Note that for this to work correctly, the data must be ordered so that the first observation where Time = 1 is paired to the first observation where Time = 2, and so on.


Time.1 = Data$Likert[Data$Time==1]
Time.2 = Data$Likert[Data$Time==2]

Difference = Time.2 - Time.1

Diff.f = factor(Difference)

XT = xtabs(~ Diff.f)

barplot(XT,  
        col="dark gray",
        xlab="Difference in Likert",
        ylab="Frequency")


image


Descriptive statistics

It is helpful to look at medians for each group and the median difference between groups in order to determine the practical importance of the differences.


library(FSA)

Summarize(Likert ~ Time,
          data = Data)


  Time  n mean        sd min Q1 median   Q3 max
1    1 10  3.0 0.8164966   1  3      3 3.00   4
2    2 10  4.1 0.7378648   3  4      4 4.75   5


Note that for the following to work correctly, the data must be ordered so that the first observation where Time = 1 is paired to the first observation where Time = 2, and so on.


Time.1 = Data$Likert[Data$Time==1]

Time.2 = Data$Likert[Data$Time==2]

Difference = Time.2 - Time.1

median(Difference)


[1] 1


Two-sample paired signed-rank test

Note that if data are in long format, the data must be ordered so that the first observation of Time 1 is paired to the first observation of Time 2, and so on, because the wilcox.test function will take the observations in order.

 

This example uses the formula notation indicating that Likert is the dependent variable and Time is the independent variable.  The data= option indicates the data frame that contains the variables, and paired=TRUE indicates that the test for paired data should be used.  For the meaning of other options, see ?wilcox.test.


wilcox.test(Likert ~ Time,
            data = Data,
            paired = TRUE,
            conf.int = TRUE,
            conf.level = 0.95)


Wilcoxon signed rank test with continuity correction
V = 3.5, p-value = 0.02355
alternative hypothesis: true location shift is not equal to 0

### Note the p-value given in the above results

95 percent confidence interval:
 -2.000051e+00 -1.458002e-05

### Confidence interval of the median or the location of differences

### You may get a "cannot compute exact p-value with ties" error.
###    You can ignore this or use the exact=FALSE option.



Effect size

As written here, r varies from 0 to 1.  In some formulations, it varies from –1 to 1.

 

I am not aware of any established effect size statistic for the Wilcoxon signed-rank test.

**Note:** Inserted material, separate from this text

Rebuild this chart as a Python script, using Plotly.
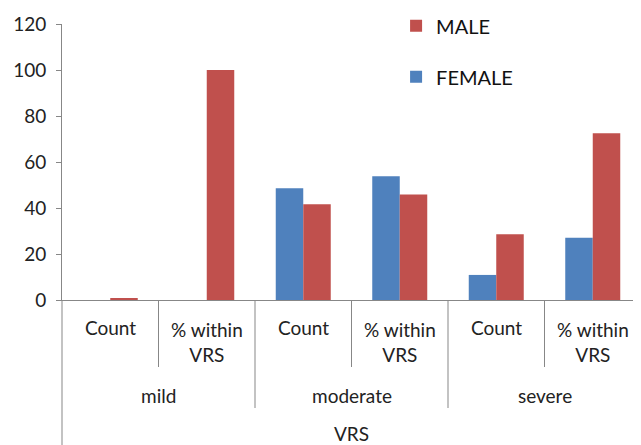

However, using a statistic analogous to the r used in the Mann–Whitney test may make sense.

 

The following interpretation is based on my personal intuition.  It is not intended to be universal.

 

 

small

 

medium

large

r

 0.10  – < 0.40

0.40  – < 0.60

≥ 0.60

 


library(rcompanion)

wilcoxonPairedR(x = Data$Likert,
                g = Data$Time)


    r
0.744


Exercises K


1. Considering Pooh’s data for Time 1 and Time 2,

a.  What do the plots suggest about the relative value of the scores for Time 1 and Time 2?  That is, do they suggest that scores increased, decreased, or stayed the same between Time 1 and Time 2?

b.  Is the distribution of the differences between paired samples relatively symmetrical?

c.  Does the two-sample paired signed-rank test indicate that there is a significant difference between Time 1 and Time 2?

d.  Practically speaking, what do you conclude?  If significant, is the difference between Time 1 and Time 2 of practical importance?


2. Lois Griffin gave proficiency scores to her students in her course on piano playing for adults.  She gave a score for each student for their left hand playing and right hand playing.  She wants to know if students in her class are more proficient in the right hand, left hand, or if there is no difference in hands.


Instructor       Student   Hand   Score
'Lois Griffin'   a         left   8
'Lois Griffin'   a         right  9
'Lois Griffin'   b         left   6
'Lois Griffin'   b         right  5
'Lois Griffin'   c         left   7
'Lois Griffin'   c         right  9
'Lois Griffin'   d         left   6
'Lois Griffin'   d         right  7
'Lois Griffin'   e         left   7
'Lois Griffin'   e         right  7
'Lois Griffin'   f         left   9
'Lois Griffin'   f         right  9
'Lois Griffin'   g         left   4
'Lois Griffin'   g         right  6
'Lois Griffin'   h         left   5
'Lois Griffin'   h         right  8
'Lois Griffin'   i         left   5
'Lois Griffin'   i         right  6
'Lois Griffin'   j         left   7
'Lois Griffin'   j         right  8



For each of the following, answer the question, and show the output from the analyses you used to answer the question.

 

a.  Is the distribution of the differences between paired samples relatively symmetrical?

b.  Does the two-sample paired signed-rank test indicate that there is a difference between hands?  If so, which hand received higher scores?

c.  What can you conclude about the results of the plots, summary statistics, effect size, and statistical test?

 

d.  Practically speaking, what do you conclude?  If significant, is the difference between hands of practical importance?

 

e.  What if Lois wanted to change the design of the experiment so that she could determine if each student were more proficient in one hand or the other?  That is, is student a more proficient in left hand or right?  Is student b more proficient in left hand or right?  How should she change what data she’s collecting to determine this?